WHAT IS REQUIRED
Go through the entries and transcribe each one exactly, dropping the pictures.

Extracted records
################
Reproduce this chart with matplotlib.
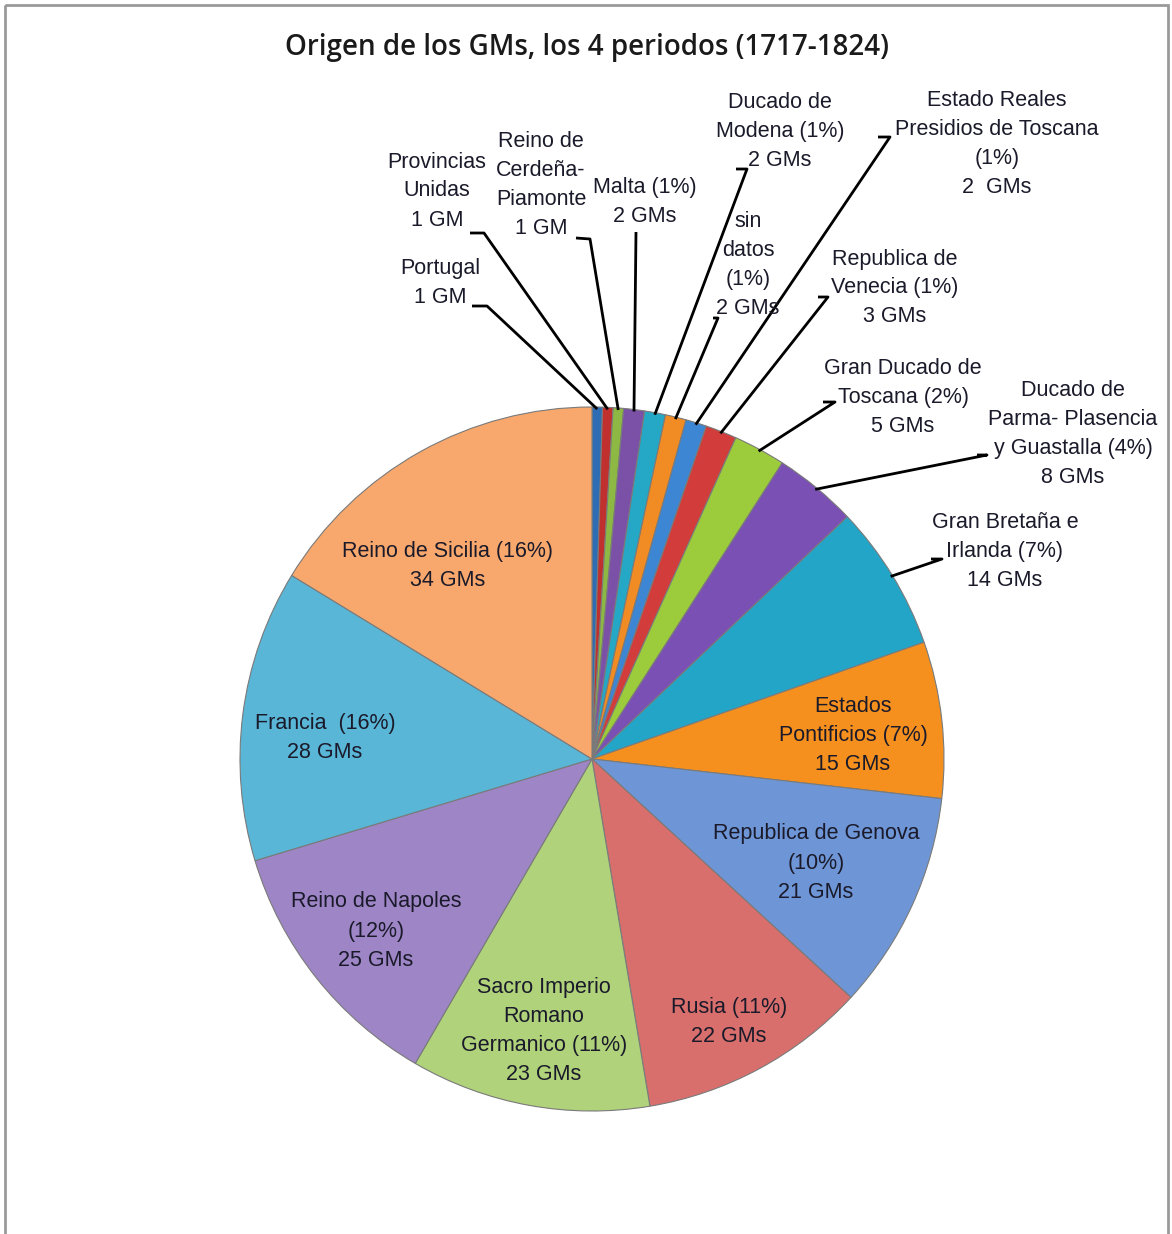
import numpy as np
import matplotlib
matplotlib.use("Agg")
import matplotlib.pyplot as plt
from matplotlib.patches import Rectangle

# data, clockwise from 12 o'clock
paises = ["Portugal", "Provincias Unidas", "Reino de Cerdeña-Piamonte", "Malta",
          "Ducado de Modena", "sin datos", "Estado Reales Presidios de Toscana",
          "Republica de Venecia", "Gran Ducado de Toscana",
          "Ducado de Parma- Plasencia y Guastalla", "Gran Bretaña e Irlanda",
          "Estados Pontificios", "Republica de Genova", "Rusia",
          "Sacro Imperio Romano Germanico", "Reino de Napoles", "Francia",
          "Reino de Sicilia"]
gms = [1, 1, 1, 2, 2, 2, 2, 3, 5, 8, 14, 15, 21, 22, 23, 25, 28, 34]
etiquetas = [
    "Portugal\n1 GM",
    "Provincias\nUnidas\n1 GM",
    "Reino de\nCerdeña-\nPiamonte\n1 GM",
    "Malta (1%)\n2 GMs",
    "Ducado de\nModena (1%)\n2 GMs",
    "sin\ndatos\n(1%)\n2 GMs",
    "Estado Reales\nPresidios de Toscana\n(1%)\n2  GMs",
    "Republica de\nVenecia (1%)\n3 GMs",
    "Gran Ducado de\nToscana (2%)\n5 GMs",
    "Ducado de\nParma- Plasencia\ny Guastalla (4%)\n8 GMs",
    "Gran Bretaña e\nIrlanda (7%)\n14 GMs",
    "Estados\nPontificios (7%)\n15 GMs",
    "Republica de Genova\n(10%)\n21 GMs",
    "Rusia (11%)\n22 GMs",
    "Sacro Imperio\nRomano\nGermanico (11%)\n23 GMs",
    "Reino de Napoles\n(12%)\n25 GMs",
    "Francia  (16%)\n28 GMs",
    "Reino de Sicilia (16%)\n34 GMs",
]
colores = ["#2E6DB4", "#C0302E", "#8CB843", "#7B51A8", "#25A7C6", "#F08C23",
           "#3C86D4", "#D23C3A", "#9CCB3C", "#7A50B5", "#23A5C8", "#F5901F",
           "#6E96D6", "#D86F6C", "#AFD27A", "#9E86C6", "#5AB6D6", "#F8A86C"]

# label placement (pixels): text centre, leader elbow, leader end at text
pos_texto = [(440, 283), (437, 191), (541, 185), (645, 202), (780, 131),
             (748, 265), (997, 144), (895, 288), (903, 397), (1073, 434),
             (1005, 551), (853, 736), (816, 863), (729, 1022), (544, 1031),
             (376, 931), (325, 738), (448, 566)]
guia = {0: [(487, 306), (472, 306)],
        1: [(484, 233), (470, 233)],
        2: [(590, 239), (576, 238)],
        3: [(636, 232)],
        4: [(747, 169), (736, 169)],
        5: [(718, 318), (713, 318)],
        6: [(890, 137), (878, 137)],
        7: [(828, 297), (818, 297)],
        8: [(835, 402), (823, 402)],
        9: [(987, 455), (977, 455)],
        10: [(942, 559), (931, 559)]}

W, H = 1172, 1234
cx, cy, R = 592, 759, 352

fuente = ["Liberation Sans", "DejaVu Sans"]

fig = plt.figure(figsize=(W / 100, H / 100), dpi=100)
ax = fig.add_axes([0, 0, 1, 1])

wedges, _ = ax.pie(gms, colors=colores, startangle=-90, counterclock=True,
                   center=(cx, cy), radius=R, frame=True,
                   wedgeprops=dict(edgecolor="#7a7a7a", linewidth=0.8))
ax.set_xlim(0, W)
ax.set_ylim(H, 0)
ax.set_aspect("equal")
ax.axis("off")

# outer chart frame
ax.add_patch(Rectangle((5, 5), W - 9, H, fill=False, edgecolor="#9a9a9a",
                       linewidth=2, clip_on=False))

ax.text(587, 47, "Origen de los GMs, los 4 periodos (1717-1824)", ha="center",
        va="center", fontsize=20, fontfamily=["Open Sans", "DejaVu Sans"],
        fontweight="semibold", color="#1a1a1a")

for i, w in enumerate(wedges):
    x, y = pos_texto[i]
    ax.text(x, y, etiquetas[i], ha="center", va="center", fontsize=15.5,
            family=fuente, color="#1a1a2a", linespacing=1.5)
    if i in guia:
        mid = np.deg2rad((w.theta1 + w.theta2) / 2)
        px = cx + (R - 2) * np.cos(mid)
        py = cy + (R - 2) * np.sin(mid)
        pts = [(px, py)] + guia[i]
        ax.plot([p[0] for p in pts], [p[1] for p in pts], color="black",
                linewidth=2, solid_capstyle="butt")

fig.savefig("out.png", dpi=100)
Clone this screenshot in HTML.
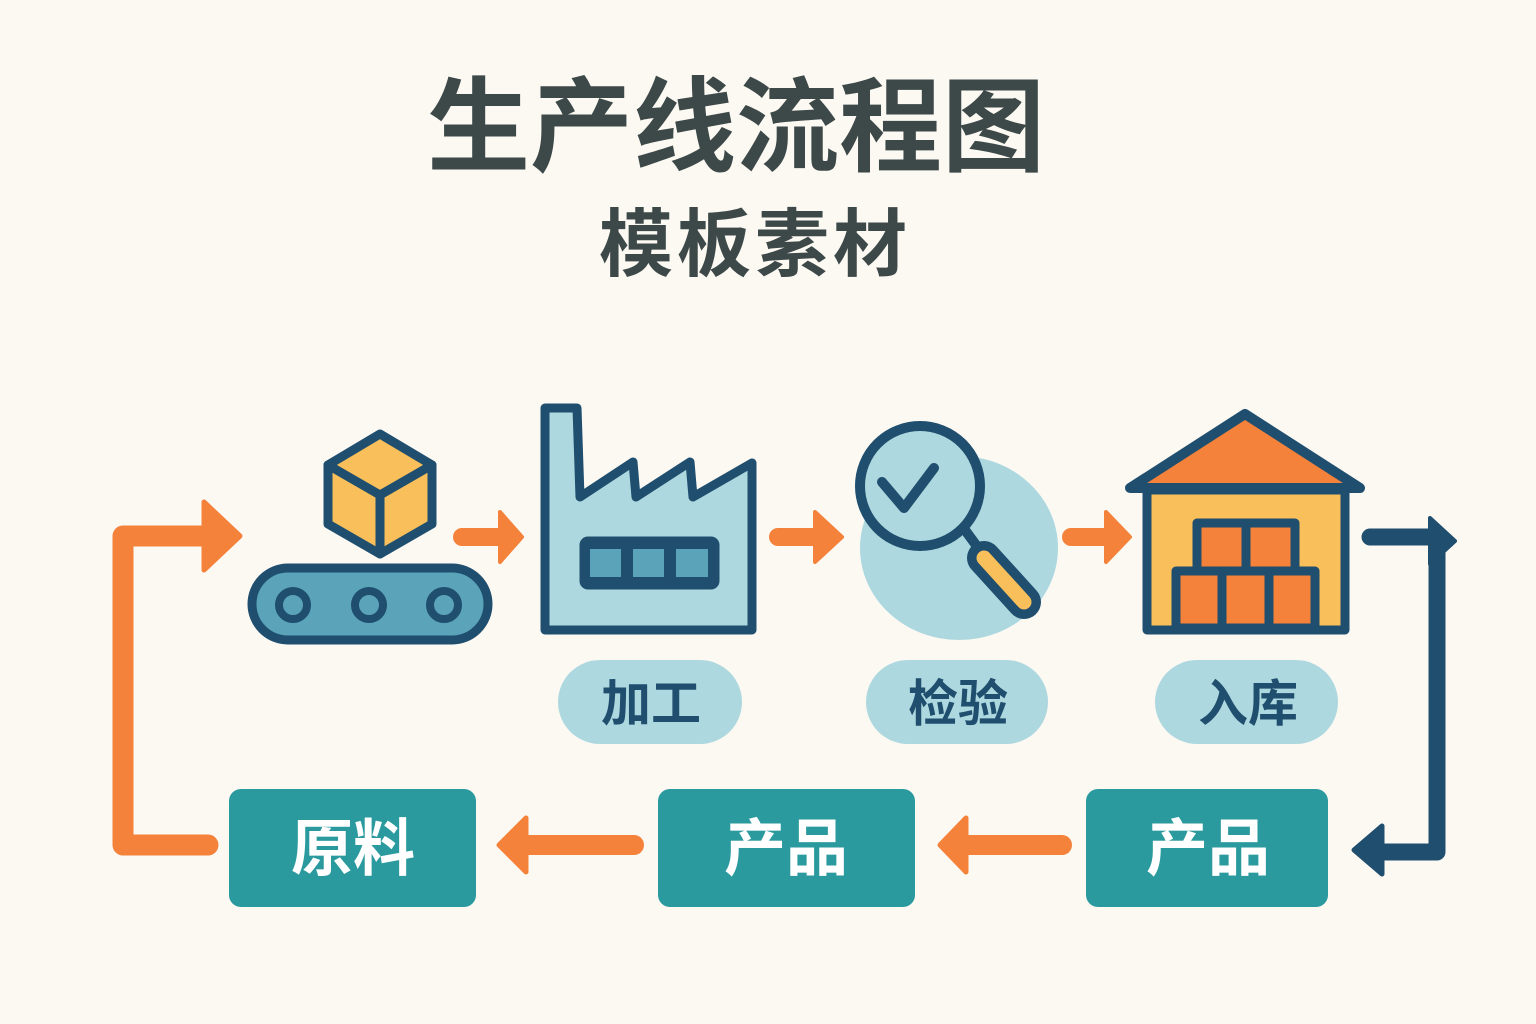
################
REPLY TO THE EXERCISE
Reproduce this chart with matplotlib.
import numpy as np
import matplotlib
matplotlib.use("Agg")
import matplotlib.pyplot as plt
from matplotlib.patches import Rectangle

# data, clockwise from 12 o'clock
paises = ["Portugal", "Provincias Unidas", "Reino de Cerdeña-Piamonte", "Malta",
          "Ducado de Modena", "sin datos", "Estado Reales Presidios de Toscana",
          "Republica de Venecia", "Gran Ducado de Toscana",
          "Ducado de Parma- Plasencia y Guastalla", "Gran Bretaña e Irlanda",
          "Estados Pontificios", "Republica de Genova", "Rusia",
          "Sacro Imperio Romano Germanico", "Reino de Napoles", "Francia",
          "Reino de Sicilia"]
gms = [1, 1, 1, 2, 2, 2, 2, 3, 5, 8, 14, 15, 21, 22, 23, 25, 28, 34]
etiquetas = [
    "Portugal\n1 GM",
    "Provincias\nUnidas\n1 GM",
    "Reino de\nCerdeña-\nPiamonte\n1 GM",
    "Malta (1%)\n2 GMs",
    "Ducado de\nModena (1%)\n2 GMs",
    "sin\ndatos\n(1%)\n2 GMs",
    "Estado Reales\nPresidios de Toscana\n(1%)\n2  GMs",
    "Republica de\nVenecia (1%)\n3 GMs",
    "Gran Ducado de\nToscana (2%)\n5 GMs",
    "Ducado de\nParma- Plasencia\ny Guastalla (4%)\n8 GMs",
    "Gran Bretaña e\nIrlanda (7%)\n14 GMs",
    "Estados\nPontificios (7%)\n15 GMs",
    "Republica de Genova\n(10%)\n21 GMs",
    "Rusia (11%)\n22 GMs",
    "Sacro Imperio\nRomano\nGermanico (11%)\n23 GMs",
    "Reino de Napoles\n(12%)\n25 GMs",
    "Francia  (16%)\n28 GMs",
    "Reino de Sicilia (16%)\n34 GMs",
]
colores = ["#2E6DB4", "#C0302E", "#8CB843", "#7B51A8", "#25A7C6", "#F08C23",
           "#3C86D4", "#D23C3A", "#9CCB3C", "#7A50B5", "#23A5C8", "#F5901F",
           "#6E96D6", "#D86F6C", "#AFD27A", "#9E86C6", "#5AB6D6", "#F8A86C"]

# label placement (pixels): text centre, leader elbow, leader end at text
pos_texto = [(440, 283), (437, 191), (541, 185), (645, 202), (780, 131),
             (748, 265), (997, 144), (895, 288), (903, 397), (1073, 434),
             (1005, 551), (853, 736), (816, 863), (729, 1022), (544, 1031),
             (376, 931), (325, 738), (448, 566)]
guia = {0: [(487, 306), (472, 306)],
        1: [(484, 233), (470, 233)],
        2: [(590, 239), (576, 238)],
        3: [(636, 232)],
        4: [(747, 169), (736, 169)],
        5: [(718, 318), (713, 318)],
        6: [(890, 137), (878, 137)],
        7: [(828, 297), (818, 297)],
        8: [(835, 402), (823, 402)],
        9: [(987, 455), (977, 455)],
        10: [(942, 559), (931, 559)]}

W, H = 1172, 1234
cx, cy, R = 592, 759, 352

fuente = ["Liberation Sans", "DejaVu Sans"]

fig = plt.figure(figsize=(W / 100, H / 100), dpi=100)
ax = fig.add_axes([0, 0, 1, 1])

wedges, _ = ax.pie(gms, colors=colores, startangle=-90, counterclock=True,
                   center=(cx, cy), radius=R, frame=True,
                   wedgeprops=dict(edgecolor="#7a7a7a", linewidth=0.8))
ax.set_xlim(0, W)
ax.set_ylim(H, 0)
ax.set_aspect("equal")
ax.axis("off")

# outer chart frame
ax.add_patch(Rectangle((5, 5), W - 9, H, fill=False, edgecolor="#9a9a9a",
                       linewidth=2, clip_on=False))

ax.text(587, 47, "Origen de los GMs, los 4 periodos (1717-1824)", ha="center",
        va="center", fontsize=20, fontfamily=["Open Sans", "DejaVu Sans"],
        fontweight="semibold", color="#1a1a1a")

for i, w in enumerate(wedges):
    x, y = pos_texto[i]
    ax.text(x, y, etiquetas[i], ha="center", va="center", fontsize=15.5,
            family=fuente, color="#1a1a2a", linespacing=1.5)
    if i in guia:
        mid = np.deg2rad((w.theta1 + w.theta2) / 2)
        px = cx + (R - 2) * np.cos(mid)
        py = cy + (R - 2) * np.sin(mid)
        pts = [(px, py)] + guia[i]
        ax.plot([p[0] for p in pts], [p[1] for p in pts], color="black",
                linewidth=2, solid_capstyle="butt")

fig.savefig("out.png", dpi=100)
Clone this screenshot in HTML.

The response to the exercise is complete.